Even the Chesshire Cat, usually a textbook example of the simplicity of great illusions, doesn't really disappear so much as dissapate into computer generated fumes. Adding to the smell is the distinct impression that the print had been urinated on by someone with a Jabberwocky sized bladder. Why was garish yellow their color of choice?

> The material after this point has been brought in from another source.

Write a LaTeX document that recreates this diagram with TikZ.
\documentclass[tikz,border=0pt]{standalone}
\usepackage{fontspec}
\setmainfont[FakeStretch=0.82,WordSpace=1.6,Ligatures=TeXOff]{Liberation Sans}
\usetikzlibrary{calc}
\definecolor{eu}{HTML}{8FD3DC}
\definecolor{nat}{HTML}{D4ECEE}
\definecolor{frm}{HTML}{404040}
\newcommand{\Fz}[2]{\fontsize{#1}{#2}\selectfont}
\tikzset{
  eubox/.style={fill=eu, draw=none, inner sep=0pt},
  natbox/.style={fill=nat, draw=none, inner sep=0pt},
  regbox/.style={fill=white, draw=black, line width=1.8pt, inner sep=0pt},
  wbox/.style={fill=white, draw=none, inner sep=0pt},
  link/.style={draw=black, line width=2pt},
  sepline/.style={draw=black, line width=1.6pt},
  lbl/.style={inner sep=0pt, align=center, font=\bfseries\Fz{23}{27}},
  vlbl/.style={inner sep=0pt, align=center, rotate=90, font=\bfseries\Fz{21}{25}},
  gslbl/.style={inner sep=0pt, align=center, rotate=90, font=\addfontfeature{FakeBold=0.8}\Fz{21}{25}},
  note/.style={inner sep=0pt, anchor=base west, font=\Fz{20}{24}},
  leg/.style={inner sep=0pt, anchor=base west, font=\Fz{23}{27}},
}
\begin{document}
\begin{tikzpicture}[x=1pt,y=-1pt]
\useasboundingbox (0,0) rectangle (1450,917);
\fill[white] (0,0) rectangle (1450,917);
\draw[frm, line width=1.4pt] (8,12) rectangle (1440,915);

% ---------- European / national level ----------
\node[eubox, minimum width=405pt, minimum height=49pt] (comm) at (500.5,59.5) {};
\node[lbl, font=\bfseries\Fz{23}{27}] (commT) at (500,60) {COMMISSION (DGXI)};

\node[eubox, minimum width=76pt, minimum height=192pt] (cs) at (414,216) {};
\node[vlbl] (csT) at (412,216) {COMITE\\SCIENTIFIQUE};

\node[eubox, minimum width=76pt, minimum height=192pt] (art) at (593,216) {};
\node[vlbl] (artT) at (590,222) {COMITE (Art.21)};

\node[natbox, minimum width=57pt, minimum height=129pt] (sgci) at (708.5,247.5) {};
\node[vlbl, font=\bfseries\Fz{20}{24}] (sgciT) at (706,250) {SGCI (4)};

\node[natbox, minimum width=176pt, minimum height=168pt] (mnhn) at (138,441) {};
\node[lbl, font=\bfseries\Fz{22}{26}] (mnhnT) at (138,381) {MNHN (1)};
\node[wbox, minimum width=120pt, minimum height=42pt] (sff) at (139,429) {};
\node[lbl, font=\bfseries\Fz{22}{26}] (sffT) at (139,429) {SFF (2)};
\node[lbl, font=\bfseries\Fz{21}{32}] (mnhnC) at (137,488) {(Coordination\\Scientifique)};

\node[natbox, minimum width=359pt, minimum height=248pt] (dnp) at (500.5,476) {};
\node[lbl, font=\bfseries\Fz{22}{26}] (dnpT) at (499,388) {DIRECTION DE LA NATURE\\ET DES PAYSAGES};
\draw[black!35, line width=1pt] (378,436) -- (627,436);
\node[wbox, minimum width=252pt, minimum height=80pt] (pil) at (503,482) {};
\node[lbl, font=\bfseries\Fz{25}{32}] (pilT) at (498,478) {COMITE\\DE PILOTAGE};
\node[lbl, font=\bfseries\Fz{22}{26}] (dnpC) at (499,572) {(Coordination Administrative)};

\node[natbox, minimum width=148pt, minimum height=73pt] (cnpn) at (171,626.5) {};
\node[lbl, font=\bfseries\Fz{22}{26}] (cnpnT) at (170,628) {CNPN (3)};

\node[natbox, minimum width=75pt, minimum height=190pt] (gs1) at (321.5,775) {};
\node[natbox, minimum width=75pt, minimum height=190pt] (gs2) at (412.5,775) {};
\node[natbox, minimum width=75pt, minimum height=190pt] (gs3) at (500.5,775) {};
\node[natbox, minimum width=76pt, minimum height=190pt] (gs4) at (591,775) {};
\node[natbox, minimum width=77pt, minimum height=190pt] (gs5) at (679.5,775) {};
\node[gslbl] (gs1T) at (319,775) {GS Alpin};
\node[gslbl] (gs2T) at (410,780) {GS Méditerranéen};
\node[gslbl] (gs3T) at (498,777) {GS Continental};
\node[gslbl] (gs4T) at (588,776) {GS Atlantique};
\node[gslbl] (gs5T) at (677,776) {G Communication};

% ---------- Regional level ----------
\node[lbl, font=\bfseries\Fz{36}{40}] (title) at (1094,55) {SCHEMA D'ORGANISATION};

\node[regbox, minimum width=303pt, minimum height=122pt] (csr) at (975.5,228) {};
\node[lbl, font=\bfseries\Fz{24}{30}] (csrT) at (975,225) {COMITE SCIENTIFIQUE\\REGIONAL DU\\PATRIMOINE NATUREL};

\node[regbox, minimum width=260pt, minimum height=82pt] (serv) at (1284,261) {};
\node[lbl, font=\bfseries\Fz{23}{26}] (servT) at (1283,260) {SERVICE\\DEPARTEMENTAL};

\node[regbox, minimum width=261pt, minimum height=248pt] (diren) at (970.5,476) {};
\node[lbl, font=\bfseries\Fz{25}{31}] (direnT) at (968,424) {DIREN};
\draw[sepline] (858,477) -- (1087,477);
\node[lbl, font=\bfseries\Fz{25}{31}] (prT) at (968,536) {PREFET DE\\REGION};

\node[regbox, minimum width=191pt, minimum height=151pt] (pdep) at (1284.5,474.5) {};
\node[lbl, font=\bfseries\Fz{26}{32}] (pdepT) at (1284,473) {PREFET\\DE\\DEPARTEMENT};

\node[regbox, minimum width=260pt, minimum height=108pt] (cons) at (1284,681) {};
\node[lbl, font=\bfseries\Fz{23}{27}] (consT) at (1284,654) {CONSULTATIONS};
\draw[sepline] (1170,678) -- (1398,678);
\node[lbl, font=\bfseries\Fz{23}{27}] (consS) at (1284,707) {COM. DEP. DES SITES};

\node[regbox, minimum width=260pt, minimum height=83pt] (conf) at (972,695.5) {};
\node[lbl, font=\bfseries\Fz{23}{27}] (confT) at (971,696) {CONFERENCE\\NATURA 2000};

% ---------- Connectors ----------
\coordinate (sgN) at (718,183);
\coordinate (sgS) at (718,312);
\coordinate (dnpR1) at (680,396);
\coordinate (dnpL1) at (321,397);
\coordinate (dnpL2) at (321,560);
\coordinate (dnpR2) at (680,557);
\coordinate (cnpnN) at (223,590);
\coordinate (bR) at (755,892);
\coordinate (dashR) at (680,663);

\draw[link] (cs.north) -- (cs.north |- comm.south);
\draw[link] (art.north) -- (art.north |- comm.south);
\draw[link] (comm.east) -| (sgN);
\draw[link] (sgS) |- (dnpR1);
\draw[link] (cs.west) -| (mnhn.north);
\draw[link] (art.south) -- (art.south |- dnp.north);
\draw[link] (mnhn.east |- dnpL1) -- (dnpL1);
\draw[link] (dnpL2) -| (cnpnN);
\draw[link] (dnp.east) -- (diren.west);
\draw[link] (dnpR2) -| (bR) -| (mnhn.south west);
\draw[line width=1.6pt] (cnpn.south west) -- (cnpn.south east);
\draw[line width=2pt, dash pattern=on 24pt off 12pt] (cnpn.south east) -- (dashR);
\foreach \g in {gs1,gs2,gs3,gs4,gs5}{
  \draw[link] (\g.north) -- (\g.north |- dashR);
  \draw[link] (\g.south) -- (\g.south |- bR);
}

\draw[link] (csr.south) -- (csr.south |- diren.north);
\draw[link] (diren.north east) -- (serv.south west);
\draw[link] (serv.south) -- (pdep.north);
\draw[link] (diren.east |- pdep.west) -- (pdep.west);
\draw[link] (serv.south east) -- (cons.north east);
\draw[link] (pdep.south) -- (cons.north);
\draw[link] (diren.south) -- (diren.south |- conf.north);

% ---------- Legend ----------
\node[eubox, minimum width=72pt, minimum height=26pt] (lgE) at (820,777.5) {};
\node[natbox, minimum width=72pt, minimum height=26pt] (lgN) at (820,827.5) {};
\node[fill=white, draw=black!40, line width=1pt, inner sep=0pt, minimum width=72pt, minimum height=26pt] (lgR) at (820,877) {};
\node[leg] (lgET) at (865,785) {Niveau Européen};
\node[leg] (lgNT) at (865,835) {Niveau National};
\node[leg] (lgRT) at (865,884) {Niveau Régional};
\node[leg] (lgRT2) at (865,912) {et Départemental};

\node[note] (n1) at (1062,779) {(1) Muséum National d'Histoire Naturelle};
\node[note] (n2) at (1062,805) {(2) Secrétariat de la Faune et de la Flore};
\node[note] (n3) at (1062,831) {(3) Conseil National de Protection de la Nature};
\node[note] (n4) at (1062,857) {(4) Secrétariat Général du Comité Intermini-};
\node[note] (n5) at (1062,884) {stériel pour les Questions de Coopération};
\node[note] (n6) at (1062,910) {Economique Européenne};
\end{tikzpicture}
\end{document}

The movie's over compensating muchness, most obvious in its hideous color palette, busy f/x detailing (wait, this quarter of the frame is empty... throw some weird animal into it! Hurry!!!) and super long redundant sequences which manage to convey exactly one idea each -- fall, chase, fly, fight, etcetera -- reminded me of four other movies. George Lucas's entire ugly Star Wars prequel trilogy has a similar redundancy of one note scenes as well as a shared affinity for grotesque but unappealing creature designs. And most of the action sequences, lamely executed to a one, reminded of that patience testing dinosaur run in King Kong. King Kong was a fairly successful remake but that one scene stuck out like a sore thumb. It added virtually nothing to the story, it was redundant visually, it was OBVIOUSLY special effects (so the film stopped feeling seamless) and it went on forever... at least twice its justifiable length.
These are not good things to be reminded of.
<--- "Goodbye sweet hat"
Some final statistics & observations
- Running time in Underland: 108 minutes
- Running time in Nathaniel's apartment: 108 hours
- Length of time before I became annoyed: 41 seconds. I blame the absolutely unsurprising score by Danny Elfman. Same as it ever was. I liked his score for Milk a lot recently. Step away from the Burton, Danny Elfman, Danny Elfman.
- Standard length of time before Nathaniel usually starts shifting uncomfortably in his seat hoping that the movie will soon end: 91 minutes (comedy) / 109 minutes (drama) / never (A/A- minus level movies. I just watched The Best Years of Our Lives which is 172 minutes long and I could have watched an additional 220 minutes if William Wyler had only let me. But that's a topic for a forthcoming post.)
- Moment in which I stopped hating the movie briefly but can't for the life of me remember why: Something about the Mad Hatter in his new office making hats for The Red Queen.
- Percentage of scenes with more f/x than there needed to be: 89%
- Missed opportunities for subtext: ∞
- Last time it was super easy to love a Tim Burton live-action movie without reservations: 1996's Mars Attacks!
- Last time Tim Burton made a truly excellent movie: 1994's Ed Wood
- Moment I began to suspect that Alice was by far the worst movie Tim Burton had ever made: The 43 second sequence in which Alice falls down through the
green scree-- rabbit hole and keeps on falling. And keeps on falling. And kept on falling through sloppy green screens and random imagery, furniture and obstacles that she had to duck or collide with. Was it a movie? A video game level? A test reel? A bad drug trip? Whatever it was, it was pointless. I don't know if you've ever timed other big movie sequences but 43 seconds is a really long time. You can fit a lot into 43 seconds if you aren't phoning it in or editing on quaaludes.
- Offscreen moment of which I am most ashamed: Wishing Helena Bonham-Carter and Tim Burton would have a horrible row and break up for good. One should never wish ill on happy couples. But she's such a good actress and she's just stuck in ever worsening movies.
- Number of times I wished that Anne Hathaway had never seen Amy Adams' Enchanted performance: 1,194
- Number of times you miss something 3D cool if you watch it in 2D: 0
- Number of times I thought about great Tim Burton films wistfully: 94
- Number of times I even wished I was watching Planet of the Apes or Charlie and the Chocolate Factory: 4
- Number of times I lost the will to live: 1*
- Number of times I actually died: 0
- Number of future films by Tim Burton I'd like to see: ...guess.
*I made it all the way through this article without once mentioning Johnny Depp's breakdancing. Wait, oops!